• [Data section]:
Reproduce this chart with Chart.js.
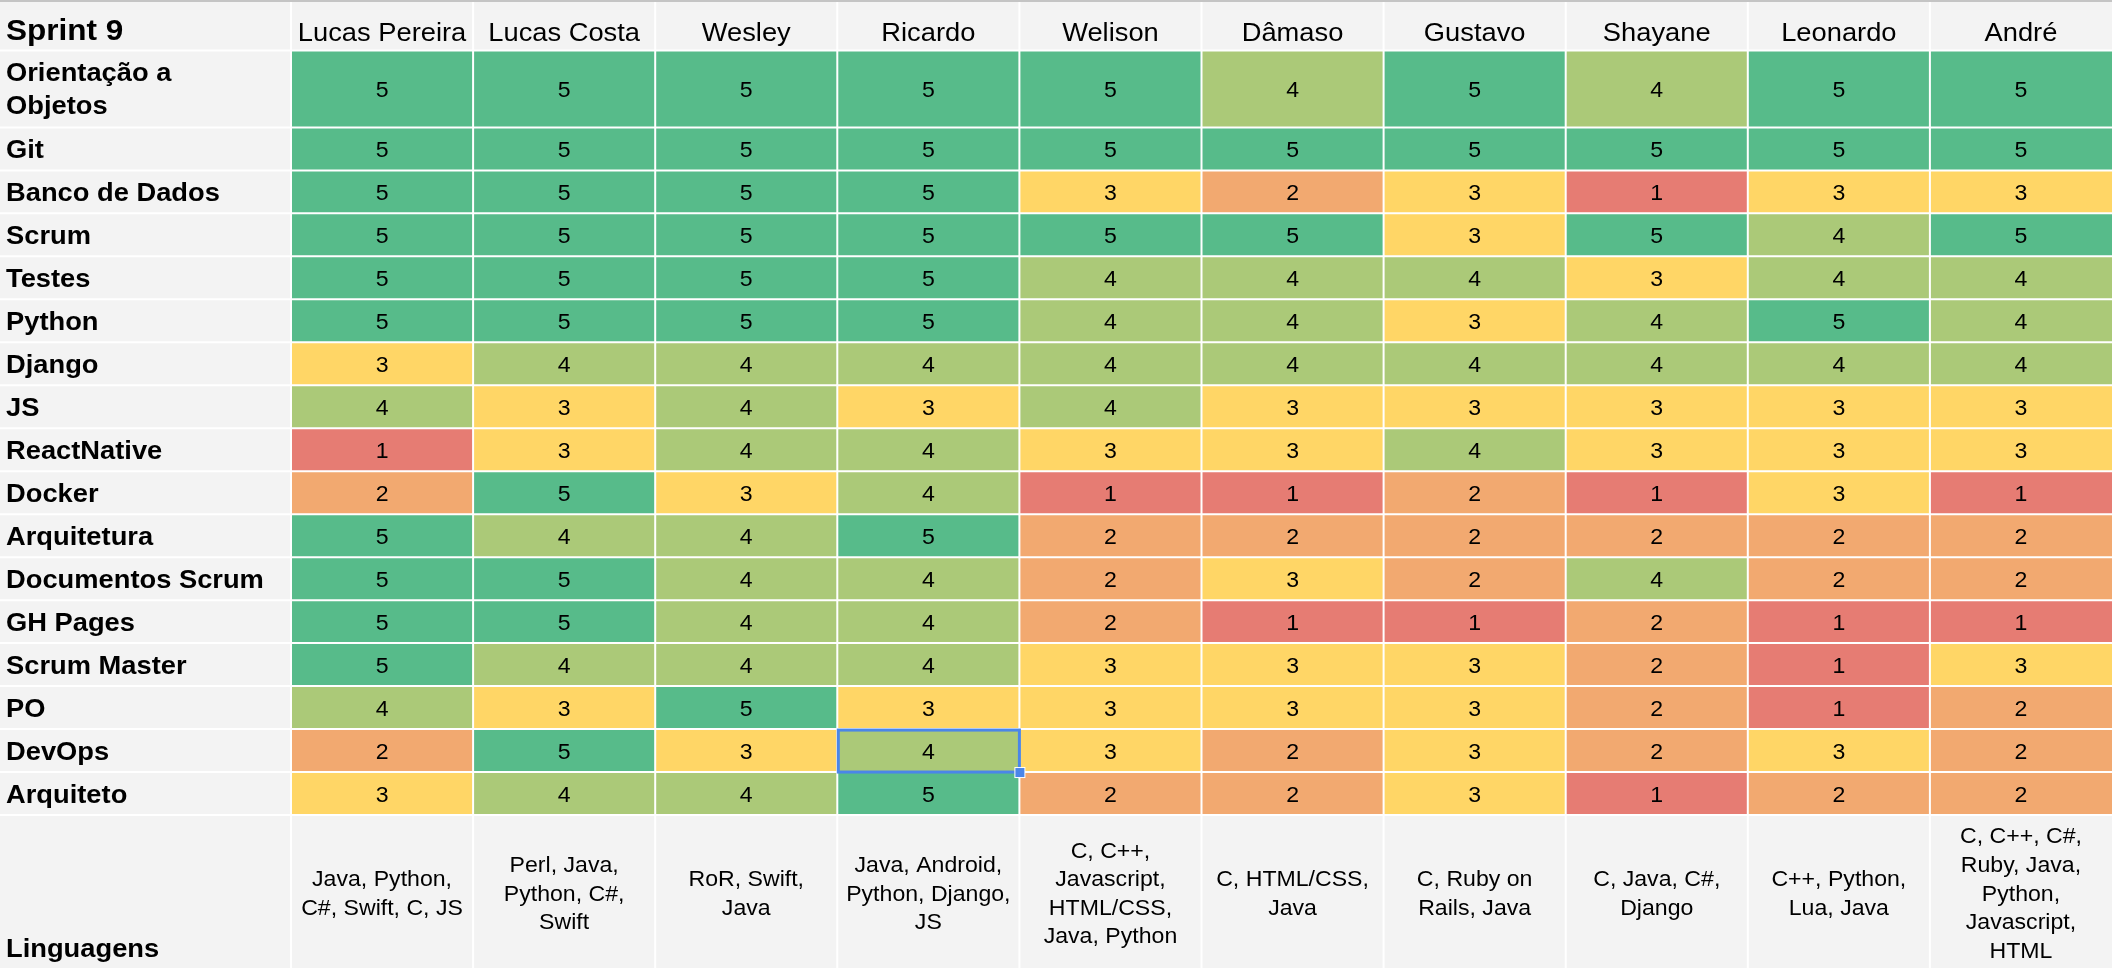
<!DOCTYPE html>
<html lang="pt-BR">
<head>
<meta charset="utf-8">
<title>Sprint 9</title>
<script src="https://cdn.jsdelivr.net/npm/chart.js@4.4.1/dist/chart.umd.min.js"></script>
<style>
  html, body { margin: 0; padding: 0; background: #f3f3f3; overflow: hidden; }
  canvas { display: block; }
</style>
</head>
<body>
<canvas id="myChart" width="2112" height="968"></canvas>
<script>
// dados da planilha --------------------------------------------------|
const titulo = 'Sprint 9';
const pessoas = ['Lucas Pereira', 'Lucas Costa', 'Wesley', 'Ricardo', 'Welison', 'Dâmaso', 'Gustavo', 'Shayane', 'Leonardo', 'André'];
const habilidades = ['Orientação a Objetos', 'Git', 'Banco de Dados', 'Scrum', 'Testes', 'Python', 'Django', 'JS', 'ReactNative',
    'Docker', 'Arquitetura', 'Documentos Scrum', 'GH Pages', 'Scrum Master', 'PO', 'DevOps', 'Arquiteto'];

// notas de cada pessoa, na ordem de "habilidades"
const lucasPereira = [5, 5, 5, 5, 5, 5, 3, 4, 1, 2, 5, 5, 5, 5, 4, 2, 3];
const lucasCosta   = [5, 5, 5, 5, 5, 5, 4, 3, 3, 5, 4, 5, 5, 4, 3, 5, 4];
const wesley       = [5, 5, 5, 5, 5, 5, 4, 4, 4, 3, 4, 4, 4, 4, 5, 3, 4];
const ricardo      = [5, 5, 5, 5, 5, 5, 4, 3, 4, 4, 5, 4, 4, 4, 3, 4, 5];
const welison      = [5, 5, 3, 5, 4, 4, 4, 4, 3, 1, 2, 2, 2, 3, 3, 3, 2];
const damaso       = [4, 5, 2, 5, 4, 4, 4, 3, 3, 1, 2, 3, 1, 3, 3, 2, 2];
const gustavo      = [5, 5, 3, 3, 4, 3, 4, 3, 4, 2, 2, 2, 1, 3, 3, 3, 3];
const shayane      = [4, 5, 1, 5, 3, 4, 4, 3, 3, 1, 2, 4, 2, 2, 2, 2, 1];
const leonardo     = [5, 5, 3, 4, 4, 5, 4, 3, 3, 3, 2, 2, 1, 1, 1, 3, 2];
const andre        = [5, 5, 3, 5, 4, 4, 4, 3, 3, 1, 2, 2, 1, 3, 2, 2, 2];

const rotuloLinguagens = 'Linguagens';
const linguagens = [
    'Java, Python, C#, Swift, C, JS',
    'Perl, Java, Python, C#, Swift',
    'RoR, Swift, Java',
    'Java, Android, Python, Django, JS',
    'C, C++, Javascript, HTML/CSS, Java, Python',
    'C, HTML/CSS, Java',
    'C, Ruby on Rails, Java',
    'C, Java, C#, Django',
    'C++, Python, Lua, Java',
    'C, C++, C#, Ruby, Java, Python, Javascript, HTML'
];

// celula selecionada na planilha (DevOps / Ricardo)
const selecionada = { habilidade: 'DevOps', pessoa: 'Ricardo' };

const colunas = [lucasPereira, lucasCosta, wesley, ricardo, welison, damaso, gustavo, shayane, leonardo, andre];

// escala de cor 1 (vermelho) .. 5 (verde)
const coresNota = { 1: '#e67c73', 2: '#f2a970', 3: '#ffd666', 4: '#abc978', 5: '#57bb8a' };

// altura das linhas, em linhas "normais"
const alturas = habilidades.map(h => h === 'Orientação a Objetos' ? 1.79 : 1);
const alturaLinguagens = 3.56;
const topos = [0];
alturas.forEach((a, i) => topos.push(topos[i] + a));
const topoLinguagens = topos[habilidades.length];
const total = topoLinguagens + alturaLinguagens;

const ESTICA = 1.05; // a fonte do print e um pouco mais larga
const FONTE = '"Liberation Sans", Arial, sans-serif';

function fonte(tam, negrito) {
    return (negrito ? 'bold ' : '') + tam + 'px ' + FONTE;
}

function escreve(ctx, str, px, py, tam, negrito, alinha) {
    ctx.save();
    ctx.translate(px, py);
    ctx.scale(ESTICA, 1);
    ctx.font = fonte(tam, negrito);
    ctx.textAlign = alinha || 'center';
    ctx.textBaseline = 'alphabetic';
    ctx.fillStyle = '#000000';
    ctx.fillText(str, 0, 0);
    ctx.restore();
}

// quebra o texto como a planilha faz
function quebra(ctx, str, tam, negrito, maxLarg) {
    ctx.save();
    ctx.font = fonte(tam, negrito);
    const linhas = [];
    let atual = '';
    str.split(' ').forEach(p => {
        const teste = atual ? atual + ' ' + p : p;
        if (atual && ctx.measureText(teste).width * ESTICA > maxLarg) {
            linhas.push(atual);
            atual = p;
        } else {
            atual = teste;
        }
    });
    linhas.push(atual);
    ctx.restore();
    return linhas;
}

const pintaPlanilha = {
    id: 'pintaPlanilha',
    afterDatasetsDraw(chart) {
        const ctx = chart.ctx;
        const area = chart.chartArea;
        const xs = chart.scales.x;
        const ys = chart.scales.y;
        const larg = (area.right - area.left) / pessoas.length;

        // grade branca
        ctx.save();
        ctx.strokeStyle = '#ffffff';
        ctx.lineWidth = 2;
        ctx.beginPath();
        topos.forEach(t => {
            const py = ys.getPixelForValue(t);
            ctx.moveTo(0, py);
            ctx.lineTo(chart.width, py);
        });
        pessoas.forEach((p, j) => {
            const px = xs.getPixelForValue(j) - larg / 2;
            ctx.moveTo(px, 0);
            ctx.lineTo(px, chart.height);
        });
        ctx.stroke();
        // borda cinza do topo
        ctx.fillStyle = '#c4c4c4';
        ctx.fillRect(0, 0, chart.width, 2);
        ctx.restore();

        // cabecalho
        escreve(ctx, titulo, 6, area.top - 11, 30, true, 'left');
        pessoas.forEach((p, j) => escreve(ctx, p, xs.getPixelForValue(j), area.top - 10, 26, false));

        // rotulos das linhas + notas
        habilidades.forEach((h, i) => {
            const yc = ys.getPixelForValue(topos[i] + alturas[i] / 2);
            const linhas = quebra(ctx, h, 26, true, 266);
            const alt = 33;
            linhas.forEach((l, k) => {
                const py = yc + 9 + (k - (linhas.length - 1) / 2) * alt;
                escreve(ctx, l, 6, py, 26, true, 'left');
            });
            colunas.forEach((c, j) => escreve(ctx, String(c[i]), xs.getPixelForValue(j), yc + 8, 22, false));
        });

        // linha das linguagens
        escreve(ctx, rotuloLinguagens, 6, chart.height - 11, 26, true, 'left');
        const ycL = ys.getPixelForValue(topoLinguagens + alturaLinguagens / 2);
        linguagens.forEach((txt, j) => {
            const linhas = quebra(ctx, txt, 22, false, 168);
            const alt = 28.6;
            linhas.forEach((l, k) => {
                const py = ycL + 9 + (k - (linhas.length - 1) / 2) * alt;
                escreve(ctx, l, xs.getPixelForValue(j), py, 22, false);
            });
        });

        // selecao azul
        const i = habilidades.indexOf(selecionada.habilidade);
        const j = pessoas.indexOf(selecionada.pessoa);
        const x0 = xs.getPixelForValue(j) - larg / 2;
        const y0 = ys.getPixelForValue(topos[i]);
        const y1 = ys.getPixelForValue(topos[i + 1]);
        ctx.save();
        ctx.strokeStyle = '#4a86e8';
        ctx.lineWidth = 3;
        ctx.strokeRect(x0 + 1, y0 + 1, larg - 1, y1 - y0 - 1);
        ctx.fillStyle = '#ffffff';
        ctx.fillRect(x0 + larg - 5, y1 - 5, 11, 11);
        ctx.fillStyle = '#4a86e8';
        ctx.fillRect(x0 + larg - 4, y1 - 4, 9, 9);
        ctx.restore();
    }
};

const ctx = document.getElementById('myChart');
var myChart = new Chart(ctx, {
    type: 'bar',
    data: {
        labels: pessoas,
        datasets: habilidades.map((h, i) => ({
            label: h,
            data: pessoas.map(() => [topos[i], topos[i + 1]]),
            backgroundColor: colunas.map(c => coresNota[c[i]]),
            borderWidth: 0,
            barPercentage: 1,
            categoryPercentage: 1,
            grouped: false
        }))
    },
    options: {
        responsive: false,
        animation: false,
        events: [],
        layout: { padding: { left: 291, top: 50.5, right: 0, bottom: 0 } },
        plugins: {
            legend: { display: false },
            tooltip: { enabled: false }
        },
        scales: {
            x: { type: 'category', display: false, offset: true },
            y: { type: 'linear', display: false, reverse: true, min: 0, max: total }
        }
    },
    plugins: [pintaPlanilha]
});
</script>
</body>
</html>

• [Brief]:
Every line from the top of the material above through the line with "Master', 'PO', 'DevOps', 'Arquiteto'];" should be duplicated exactly, please; leave out the pictures.

• [Written solution]:
Reproduce this chart with Chart.js.
<!DOCTYPE html>
<html lang="pt-BR">
<head>
<meta charset="utf-8">
<title>Sprint 9</title>
<script src="https://cdn.jsdelivr.net/npm/chart.js@4.4.1/dist/chart.umd.min.js"></script>
<style>
  html, body { margin: 0; padding: 0; background: #f3f3f3; overflow: hidden; }
  canvas { display: block; }
</style>
</head>
<body>
<canvas id="myChart" width="2112" height="968"></canvas>
<script>
// dados da planilha --------------------------------------------------|
const titulo = 'Sprint 9';
const pessoas = ['Lucas Pereira', 'Lucas Costa', 'Wesley', 'Ricardo', 'Welison', 'Dâmaso', 'Gustavo', 'Shayane', 'Leonardo', 'André'];
const habilidades = ['Orientação a Objetos', 'Git', 'Banco de Dados', 'Scrum', 'Testes', 'Python', 'Django', 'JS', 'ReactNative',
    'Docker', 'Arquitetura', 'Documentos Scrum', 'GH Pages', 'Scrum Master', 'PO', 'DevOps', 'Arquiteto'];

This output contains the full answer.